--- Start DATA PROVIDED ---

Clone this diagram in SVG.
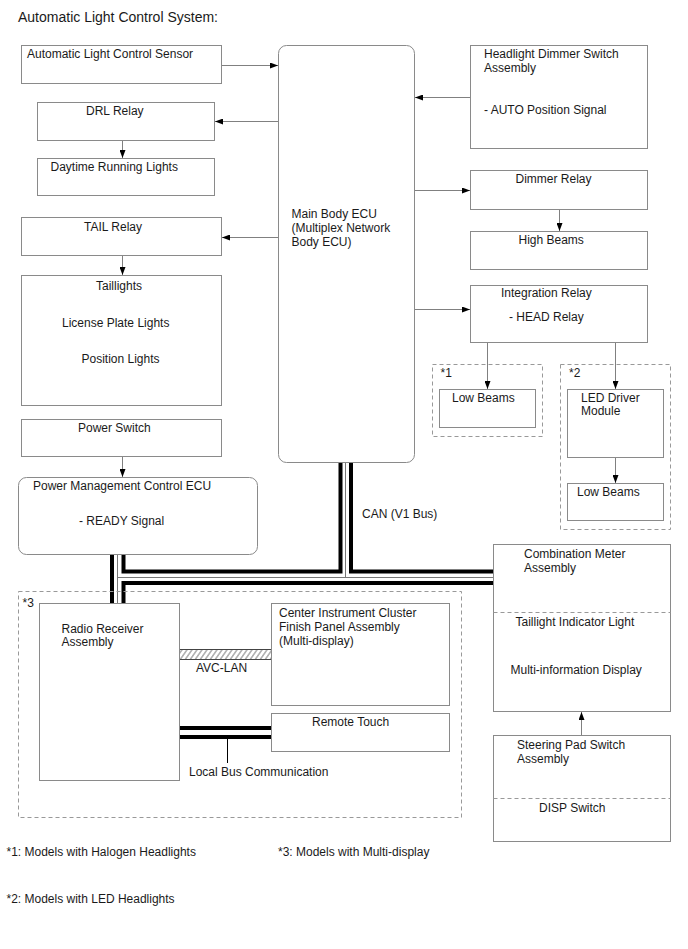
<svg xmlns="http://www.w3.org/2000/svg" width="688" height="949" viewBox="0 0 688 949">
<style>
text{font-family:"Liberation Sans",Arial,sans-serif;font-size:12px;fill:#1a1a1a}
.title{font-size:14px}
.box{fill:#fff;stroke:#8a8a8a;stroke-width:1}
.dash{fill:none;stroke:#999;stroke-width:1;stroke-dasharray:4,3}
.arr{fill:none;stroke:#808080;stroke-width:1;marker-end:url(#ah)}
.bus{fill:none;stroke:#000;stroke-width:4;stroke-linejoin:miter}
.thin{fill:none;stroke:#777;stroke-width:1}
</style>
<defs>
<marker id="ah" markerWidth="9" markerHeight="6" refX="8" refY="3" orient="auto" markerUnits="userSpaceOnUse">
<path d="M0,0 L8,3 L0,6 z" fill="#000"/>
</marker>
<pattern id="hatch" width="5" height="10" patternUnits="userSpaceOnUse" patternTransform="skewX(-35)">
<line x1="2" y1="0" x2="2" y2="10" stroke="#666" stroke-width="1"/>
</pattern>
</defs>
<rect width="688" height="949" fill="#fff"/>
<text class="title" x="18" y="22">Automatic Light Control System:</text>

<g id="connectors">
<path class="arr" d="M221.5,65.5 H278"/>
<path class="arr" d="M278.5,121.5 H215"/>
<path class="arr" d="M278.5,237.5 H222"/>
<path class="arr" d="M122.5,140.5 V158"/>
<path class="arr" d="M122.5,255.5 V275"/>
<path class="arr" d="M122.5,456.5 V477"/>
<path class="arr" d="M470.5,97.5 H415"/>
<path class="arr" d="M414.5,190.5 H470"/>
<path class="arr" d="M559.5,209.5 V231"/>
<path class="arr" d="M414.5,309.5 H470"/>
<path class="arr" d="M487.5,342.5 V389"/>
<path class="arr" d="M615.5,342.5 V389"/>
<path class="arr" d="M615.5,457.5 V483"/>
<path class="arr" d="M581.5,735.5 V712"/>
<!-- CAN bus -->
<path class="bus" d="M340.5,462.5 V571.5 H123.5 V554.5"/>
<path class="bus" d="M351,462.5 V571.5 H493.5"/>
<path class="bus" d="M123.5,603.5 V583 H493.5"/>
<path class="bus" d="M112,554.5 V603.5"/>
<path class="thin" d="M345.5,462.5 V577.5 M117.5,554.5 V603.5 M117.5,577.5 H493.5"/>
<!-- AVC-LAN -->
<rect x="179.5" y="649.5" width="92" height="10" fill="url(#hatch)"/>
<path d="M179.5,649.5 H271.5 M179.5,659.5 H271.5" stroke="#444" stroke-width="1.2" fill="none"/>
<!-- Local bus -->
<path d="M179.5,728 H271.5 M179.5,737 H271.5" stroke="#000" stroke-width="4" fill="none"/>
<path d="M227.5,739 V763" stroke="#000" stroke-width="1" fill="none"/>
</g>

<g id="sensor"><rect class="box" x="21.5" y="45.5" width="200" height="38"/><text x="27" y="58">Automatic Light Control Sensor</text></g>
<g id="drl-relay"><rect class="box" x="37.5" y="102.5" width="177" height="38"/><text x="86" y="115">DRL Relay</text></g>
<g id="drl-lights"><rect class="box" x="37.5" y="158.5" width="177" height="37"/><text x="50.5" y="170.5">Daytime Running Lights</text></g>
<g id="tail-relay"><rect class="box" x="21.5" y="217.5" width="200" height="38"/><text x="84" y="230.5">TAIL Relay</text></g>
<g id="taillights"><rect class="box" x="21.5" y="275.5" width="200" height="130"/>
<text x="96" y="290">Taillights</text><text x="62" y="326.5">License Plate Lights</text><text x="81.5" y="362.5">Position Lights</text></g>
<g id="power-switch"><rect class="box" x="21.5" y="419.5" width="200" height="37"/><text x="78" y="431.5">Power Switch</text></g>
<g id="pmc-ecu"><rect class="box" x="18.5" y="477.5" width="239" height="77" rx="8"/>
<text x="33" y="490">Power Management Control ECU</text><text x="79" y="524.5">- READY Signal</text></g>
<g id="main-ecu"><rect class="box" x="278.5" y="45.5" width="136" height="417" rx="8"/>
<text x="291.5" y="218">Main Body ECU</text><text x="291.5" y="232">(Multiplex Network</text><text x="291.5" y="245.5">Body ECU)</text></g>
<g id="hds"><rect class="box" x="470.5" y="45.5" width="177" height="103"/>
<text x="484" y="57.5">Headlight Dimmer Switch</text><text x="484" y="71.5">Assembly</text><text x="484" y="114">- AUTO Position Signal</text></g>
<g id="dimmer-relay"><rect class="box" x="470.5" y="170.5" width="177" height="39"/><text x="515.5" y="183">Dimmer Relay</text></g>
<g id="high-beams"><rect class="box" x="470.5" y="231.5" width="177" height="38"/><text x="518.5" y="243.5">High Beams</text></g>
<g id="integration-relay"><rect class="box" x="470.5" y="285.5" width="177" height="57"/>
<text x="501" y="297">Integration Relay</text><text x="509" y="321">- HEAD Relay</text></g>
<g id="group1"><rect class="dash" x="432.5" y="364.5" width="110" height="72"/><text x="440.5" y="376.5">*1</text></g>
<g id="low-beams-1"><rect class="box" x="439.5" y="389.5" width="96" height="38"/><text x="452" y="401.5">Low Beams</text></g>
<g id="group2"><rect class="dash" x="560.5" y="364.5" width="110" height="165"/><text x="569" y="376.5">*2</text></g>
<g id="led-driver"><rect class="box" x="567.5" y="389.5" width="96" height="68"/>
<text x="581" y="401.5">LED Driver</text><text x="581" y="415">Module</text></g>
<g id="low-beams-2"><rect class="box" x="567.5" y="483.5" width="96" height="37"/><text x="577" y="495.5">Low Beams</text></g>
<text x="362" y="517.5">CAN (V1 Bus)</text>
<g id="combination-meter"><rect class="box" x="493.5" y="544.5" width="177" height="167"/>
<path class="dash" d="M493.5,612.5 H670.5"/>
<text x="524" y="557.5">Combination Meter</text><text x="524" y="571.5">Assembly</text>
<text x="515.5" y="625.5">Taillight Indicator Light</text><text x="510.5" y="673.5">Multi-information Display</text></g>
<g id="steering-pad"><rect class="box" x="493.5" y="735.5" width="177" height="106"/>
<path class="dash" d="M493.5,798.5 H670.5"/>
<text x="517" y="748.5">Steering Pad Switch</text><text x="517" y="762.5">Assembly</text><text x="539" y="811.5">DISP Switch</text></g>
<g id="group3"><rect class="dash" x="18.5" y="591.5" width="443" height="226"/><text x="22.5" y="606.5">*3</text></g>
<g id="radio"><rect class="box" x="39.5" y="603.5" width="140" height="177"/>
<text x="61.5" y="632.5">Radio Receiver</text><text x="61.5" y="646">Assembly</text></g>
<g id="center-panel"><rect class="box" x="271.5" y="603.5" width="178" height="102"/>
<text x="279" y="616.5">Center Instrument Cluster</text><text x="279" y="630.5">Finish Panel Assembly</text><text x="279" y="645">(Multi-display)</text></g>
<g id="remote-touch"><rect class="box" x="271.5" y="713.5" width="178" height="38"/><text x="312" y="725.5">Remote Touch</text></g>
<text x="196" y="671.5">AVC-LAN</text>
<text x="189" y="776">Local Bus Communication</text>
<text x="6.5" y="856">*1: Models with Halogen Headlights</text>
<text x="278" y="856">*3: Models with Multi-display</text>
<text x="6.5" y="902.5">*2: Models with LED Headlights</text>
</svg>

--- End DATA PROVIDED ---

◆ **WORK TO BE COMPLETED**
Transcribe the material exactly, and leave out whatever pictures it holds.

◆ **REPLY**
Clone this diagram in SVG.
<svg xmlns="http://www.w3.org/2000/svg" width="688" height="949" viewBox="0 0 688 949">
<style>
text{font-family:"Liberation Sans",Arial,sans-serif;font-size:12px;fill:#1a1a1a}
.title{font-size:14px}
.box{fill:#fff;stroke:#8a8a8a;stroke-width:1}
.dash{fill:none;stroke:#999;stroke-width:1;stroke-dasharray:4,3}
.arr{fill:none;stroke:#808080;stroke-width:1;marker-end:url(#ah)}
.bus{fill:none;stroke:#000;stroke-width:4;stroke-linejoin:miter}
.thin{fill:none;stroke:#777;stroke-width:1}
</style>
<defs>
<marker id="ah" markerWidth="9" markerHeight="6" refX="8" refY="3" orient="auto" markerUnits="userSpaceOnUse">
<path d="M0,0 L8,3 L0,6 z" fill="#000"/>
</marker>
<pattern id="hatch" width="5" height="10" patternUnits="userSpaceOnUse" patternTransform="skewX(-35)">
<line x1="2" y1="0" x2="2" y2="10" stroke="#666" stroke-width="1"/>
</pattern>
</defs>
<rect width="688" height="949" fill="#fff"/>
<text class="title" x="18" y="22">Automatic Light Control System:</text>

<g id="connectors">
<path class="arr" d="M221.5,65.5 H278"/>
<path class="arr" d="M278.5,121.5 H215"/>
<path class="arr" d="M278.5,237.5 H222"/>
<path class="arr" d="M122.5,140.5 V158"/>
<path class="arr" d="M122.5,255.5 V275"/>
<path class="arr" d="M122.5,456.5 V477"/>
<path class="arr" d="M470.5,97.5 H415"/>
<path class="arr" d="M414.5,190.5 H470"/>
<path class="arr" d="M559.5,209.5 V231"/>
<path class="arr" d="M414.5,309.5 H470"/>
<path class="arr" d="M487.5,342.5 V389"/>
<path class="arr" d="M615.5,342.5 V389"/>
<path class="arr" d="M615.5,457.5 V483"/>
<path class="arr" d="M581.5,735.5 V712"/>
<!-- CAN bus -->
<path class="bus" d="M340.5,462.5 V571.5 H123.5 V554.5"/>
<path class="bus" d="M351,462.5 V571.5 H493.5"/>
<path class="bus" d="M123.5,603.5 V583 H493.5"/>
<path class="bus" d="M112,554.5 V603.5"/>
<path class="thin" d="M345.5,462.5 V577.5 M117.5,554.5 V603.5 M117.5,577.5 H493.5"/>
<!-- AVC-LAN -->
<rect x="179.5" y="649.5" width="92" height="10" fill="url(#hatch)"/>
<path d="M179.5,649.5 H271.5 M179.5,659.5 H271.5" stroke="#444" stroke-width="1.2" fill="none"/>
<!-- Local bus -->
<path d="M179.5,728 H271.5 M179.5,737 H271.5" stroke="#000" stroke-width="4" fill="none"/>
<path d="M227.5,739 V763" stroke="#000" stroke-width="1" fill="none"/>
</g>

<g id="sensor"><rect class="box" x="21.5" y="45.5" width="200" height="38"/><text x="27" y="58">Automatic Light Control Sensor</text></g>
<g id="drl-relay"><rect class="box" x="37.5" y="102.5" width="177" height="38"/><text x="86" y="115">DRL Relay</text></g>
<g id="drl-lights"><rect class="box" x="37.5" y="158.5" width="177" height="37"/><text x="50.5" y="170.5">Daytime Running Lights</text></g>
<g id="tail-relay"><rect class="box" x="21.5" y="217.5" width="200" height="38"/><text x="84" y="230.5">TAIL Relay</text></g>
<g id="taillights"><rect class="box" x="21.5" y="275.5" width="200" height="130"/>
<text x="96" y="290">Taillights</text><text x="62" y="326.5">License Plate Lights</text><text x="81.5" y="362.5">Position Lights</text></g>
<g id="power-switch"><rect class="box" x="21.5" y="419.5" width="200" height="37"/><text x="78" y="431.5">Power Switch</text></g>
<g id="pmc-ecu"><rect class="box" x="18.5" y="477.5" width="239" height="77" rx="8"/>
<text x="33" y="490">Power Management Control ECU</text><text x="79" y="524.5">- READY Signal</text></g>
<g id="main-ecu"><rect class="box" x="278.5" y="45.5" width="136" height="417" rx="8"/>
<text x="291.5" y="218">Main Body ECU</text><text x="291.5" y="232">(Multiplex Network</text><text x="291.5" y="245.5">Body ECU)</text></g>
<g id="hds"><rect class="box" x="470.5" y="45.5" width="177" height="103"/>
<text x="484" y="57.5">Headlight Dimmer Switch</text><text x="484" y="71.5">Assembly</text><text x="484" y="114">- AUTO Position Signal</text></g>
<g id="dimmer-relay"><rect class="box" x="470.5" y="170.5" width="177" height="39"/><text x="515.5" y="183">Dimmer Relay</text></g>
<g id="high-beams"><rect class="box" x="470.5" y="231.5" width="177" height="38"/><text x="518.5" y="243.5">High Beams</text></g>
<g id="integration-relay"><rect class="box" x="470.5" y="285.5" width="177" height="57"/>
<text x="501" y="297">Integration Relay</text><text x="509" y="321">- HEAD Relay</text></g>
<g id="group1"><rect class="dash" x="432.5" y="364.5" width="110" height="72"/><text x="440.5" y="376.5">*1</text></g>
<g id="low-beams-1"><rect class="box" x="439.5" y="389.5" width="96" height="38"/><text x="452" y="401.5">Low Beams</text></g>
<g id="group2"><rect class="dash" x="560.5" y="364.5" width="110" height="165"/><text x="569" y="376.5">*2</text></g>
<g id="led-driver"><rect class="box" x="567.5" y="389.5" width="96" height="68"/>
<text x="581" y="401.5">LED Driver</text><text x="581" y="415">Module</text></g>
<g id="low-beams-2"><rect class="box" x="567.5" y="483.5" width="96" height="37"/><text x="577" y="495.5">Low Beams</text></g>
<text x="362" y="517.5">CAN (V1 Bus)</text>
<g id="combination-meter"><rect class="box" x="493.5" y="544.5" width="177" height="167"/>
<path class="dash" d="M493.5,612.5 H670.5"/>
<text x="524" y="557.5">Combination Meter</text><text x="524" y="571.5">Assembly</text>
<text x="515.5" y="625.5">Taillight Indicator Light</text><text x="510.5" y="673.5">Multi-information Display</text></g>
<g id="steering-pad"><rect class="box" x="493.5" y="735.5" width="177" height="106"/>
<path class="dash" d="M493.5,798.5 H670.5"/>
<text x="517" y="748.5">Steering Pad Switch</text><text x="517" y="762.5">Assembly</text><text x="539" y="811.5">DISP Switch</text></g>
<g id="group3"><rect class="dash" x="18.5" y="591.5" width="443" height="226"/><text x="22.5" y="606.5">*3</text></g>
<g id="radio"><rect class="box" x="39.5" y="603.5" width="140" height="177"/>
<text x="61.5" y="632.5">Radio Receiver</text><text x="61.5" y="646">Assembly</text></g>
<g id="center-panel"><rect class="box" x="271.5" y="603.5" width="178" height="102"/>
<text x="279" y="616.5">Center Instrument Cluster</text><text x="279" y="630.5">Finish Panel Assembly</text><text x="279" y="645">(Multi-display)</text></g>
<g id="remote-touch"><rect class="box" x="271.5" y="713.5" width="178" height="38"/><text x="312" y="725.5">Remote Touch</text></g>
<text x="196" y="671.5">AVC-LAN</text>
<text x="189" y="776">Local Bus Communication</text>
<text x="6.5" y="856">*1: Models with Halogen Headlights</text>
<text x="278" y="856">*3: Models with Multi-display</text>
<text x="6.5" y="902.5">*2: Models with LED Headlights</text>
</svg>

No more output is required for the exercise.